Read more thoughts, visits, friends from Baltimore from these PAST POSTS:

http://ascattergood.blogspot.com/2012/05/another-homecoming.html

http://ascattergood.blogspot.com/2009/12/going-home-again.html

http://ascattergood.blogspot.com/2009/05/childrens-book-week.html


 Writing this is reminding me of a quote hanging over my desk:

You can never go home again, but the truth is you can never leave home so it's all right.
Maya Angelou

 What do you think about Going Home Again? Truth or myth?




Sunday, April 4, 2010

Happy Birthday, Maya Angelou

Today is the birthday of Maya Angelou. How do I know this? I clicked over to the Writers' Almanac site, looking for my Poem-a-Day for Poetry Month. Yes, April is Poetry Month, one of those events celebrated in schools and on publishers' web pages, but really shouldn't poetry be something we think about- celebrate- every day, not just during April?

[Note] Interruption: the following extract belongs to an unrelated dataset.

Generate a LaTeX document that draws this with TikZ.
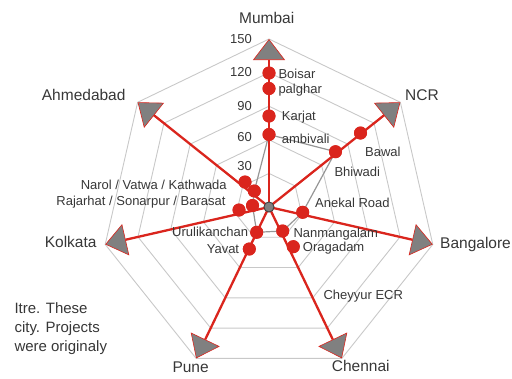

Here's my favorite quote by Maya Angelou. I've had it tacked up on various corkboards, as I've moved from state to state, house to house, waiting for each house to become home. That's a close-up of my messy board. That's her quote. Can you see it?


You can never go home again, but the truth is you can never leave home, so it's all right.
~Maya Angelou


I love that thought.

And since I kept on clicking and scrolling down the Writers Almanac website, I learned it's also the birthday of blues great Muddy Watters-- (McKinley Morganfield), born in Rolling Fork, Mississippi (1915), who taught himself to play harmonica and guitar. He played in various bands in bars on the south side of Chicago, and in 1950, he made the first recording for Chess Records, a tune called "Rolling Stone." He later became famous for songs like "Hoochie-Koochie Man" and "Got My Mojo Working."

Rolling Fork, Mississippi, right down the road from my real home.